Mechanisms of Short-Term Borrowing and Lending in Wholesale Markets


Short-term borrowing and lending in wholesale markets occur through various mechanisms, including:


Interbank Market: Banks borrow and lend funds to each other in the interbank market. This market facilitates short-term transactions between banks to manage their liquidity needs, adjust their reserve requirements, and optimize their balance sheets.


Money Market Instruments: Money market instruments, such as Treasury bills, commercial paper, and certificates of deposit, are bought and sold in wholesale markets. These instruments provide avenues for investors to lend funds to issuers in exchange for interest income over a short period.


Repurchase Agreements (Repos): Repos involve the sale of securities by one party to another with an agreement to repurchase them at a later date. This mechanism allows institutions to borrow funds against collateral, such as government bonds, for short periods.


Importance of Wholesale Markets for Banks and Their Liquidity Management


Wholesale markets are of utmost importance to banks, serving as a vital source of short-term funding and liquidity management.
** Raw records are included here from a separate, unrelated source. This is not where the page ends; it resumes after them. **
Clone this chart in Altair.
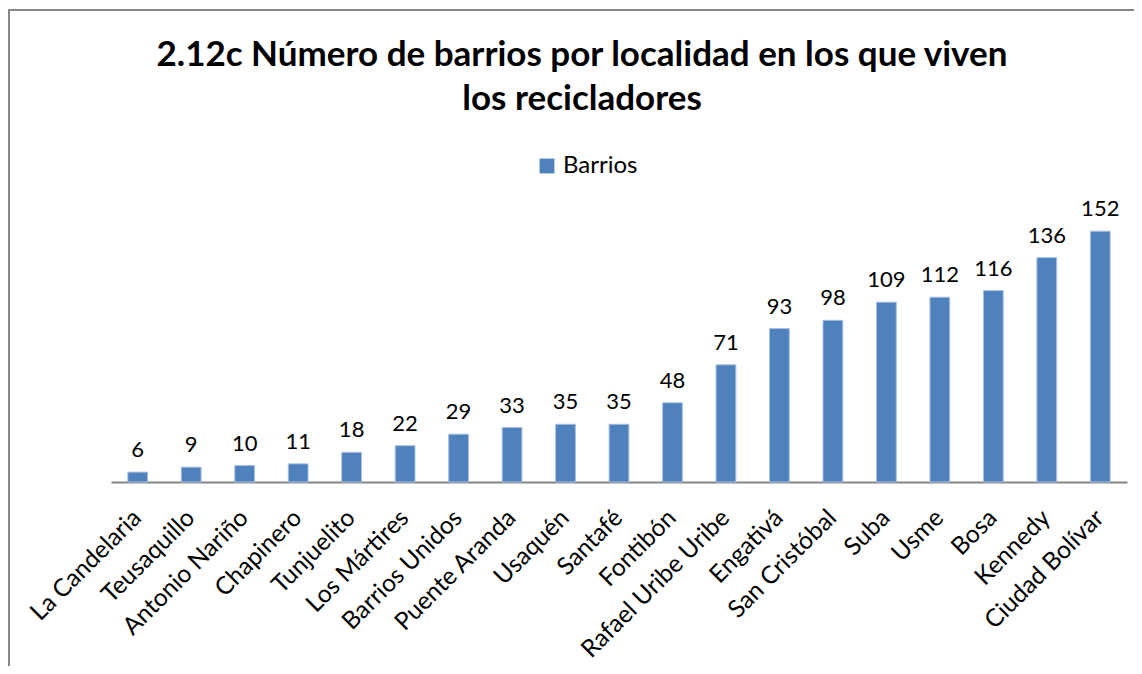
import altair as alt
import pandas as pd

localidades = ["La Candelaria", "Teusaquillo", "Antonio Nariño", "Chapinero", "Tunjuelito",
               "Los Mártires", "Barrios  Unidos", "Puente Aranda", "Usaquén", "Santafé",
               "Fontibón", "Rafael Uribe Uribe", "Engativá", "San Cristóbal", "Suba",
               "Usme", "Bosa", "Kennedy", "Ciudad Bolívar"]
barrios = [6, 9, 10, 11, 18, 22, 29, 33, 35, 35, 48, 71, 93, 98, 109, 112, 116, 136, 152]
serie = "Barrios"

df = pd.DataFrame({"localidad": localidades, "barrios": barrios, "serie": serie})

W, H = 1016, 264
PL, PT, PR, PB = 103, 210, 7, 184
FONT = "Lato"
BLUE = "#4F81BD"

base = alt.Chart(df).encode(
    x=alt.X("localidad:N", sort=localidades, title=None,
            scale=alt.Scale(paddingInner=0.63, paddingOuter=0.315),
            axis=alt.Axis(labelAngle=-45, labelAlign="right", labelBaseline="middle",
                          labelFontSize=24.5, labelFont=FONT, labelColor="#000000",
                          labelPadding=32, ticks=False, domainColor="#868686",
                          domainWidth=2, labelLimit=400)),
    y=alt.Y("barrios:Q", axis=None, scale=alt.Scale(domain=[0, 160])),
)

bars = base.mark_bar(stroke="#A9C0E0", strokeWidth=1).encode(
    color=alt.Color("serie:N", scale=alt.Scale(range=[BLUE]), title=None,
                    legend=alt.Legend(orient="none", legendX=424, legendY=-64,
                                      symbolType="square", symbolSize=220,
                                      labelFontSize=24, labelFont=FONT,
                                      labelColor="#000000", symbolStrokeWidth=0))
)

labels = base.mark_text(baseline="bottom", dy=-10, fontSize=22, font=FONT,
                        color="#000000").encode(text="barrios:Q")

frame_df = pd.DataFrame({"a": [0]})
frame_left = alt.Chart(frame_df).mark_rule(color="#868686", strokeWidth=2).encode(
    x=alt.value(-102), y=alt.value(-208), y2=alt.value(H + PB))
frame_top = alt.Chart(frame_df).mark_rule(color="#868686", strokeWidth=2).encode(
    x=alt.value(-103), x2=alt.value(W + PR), y=alt.value(-208))

chart = alt.layer(frame_left, frame_top, bars, labels).properties(
    width=W, height=H,
    padding={"left": PL, "top": PT, "right": PR, "bottom": PB},
    autosize=alt.AutoSizeParams(type="none"),
    title=alt.TitleParams(
        ["2.12c Número de barrios por localidad en los que viven", "los recicladores"],
        font=FONT, fontSize=35, fontWeight="bold", color="#000000",
        anchor="middle", dx=-37, offset=-108, lineHeight=44),
).configure_view(stroke=None)

chart.save("out.html", embed_options={"renderer": "svg", "actions": False})
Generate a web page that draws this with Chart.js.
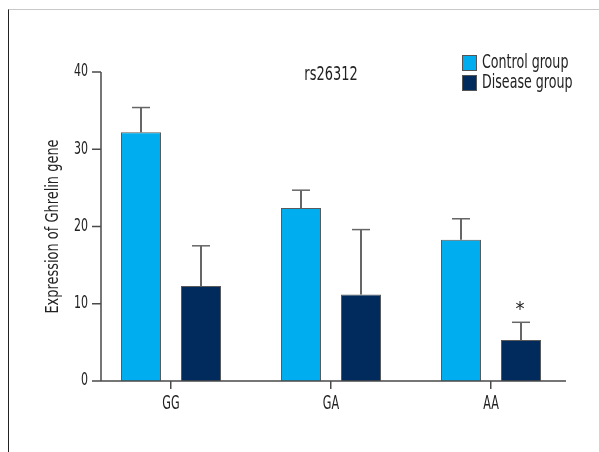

Banks heavily rely on these markets to access funds quickly, ensuring they can meet their daily operational requirements, honor deposit withdrawals, and fulfill regulatory obligations.


The ability to borrow funds in wholesale markets provides banks with the flexibility to manage their liquidity needs efficiently. During times of increased demand for cash, banks can access funds rapidly, reducing the risk of liquidity shortages. Conversely, during periods of excess liquidity, banks can lend funds in wholesale markets to earn income and optimize their balance sheets.


Furthermore, wholesale markets enable banks to diversify their funding sources and reduce their reliance on specific types of deposits or long-term borrowing. This diversification improves their overall resilience and reduces funding risks.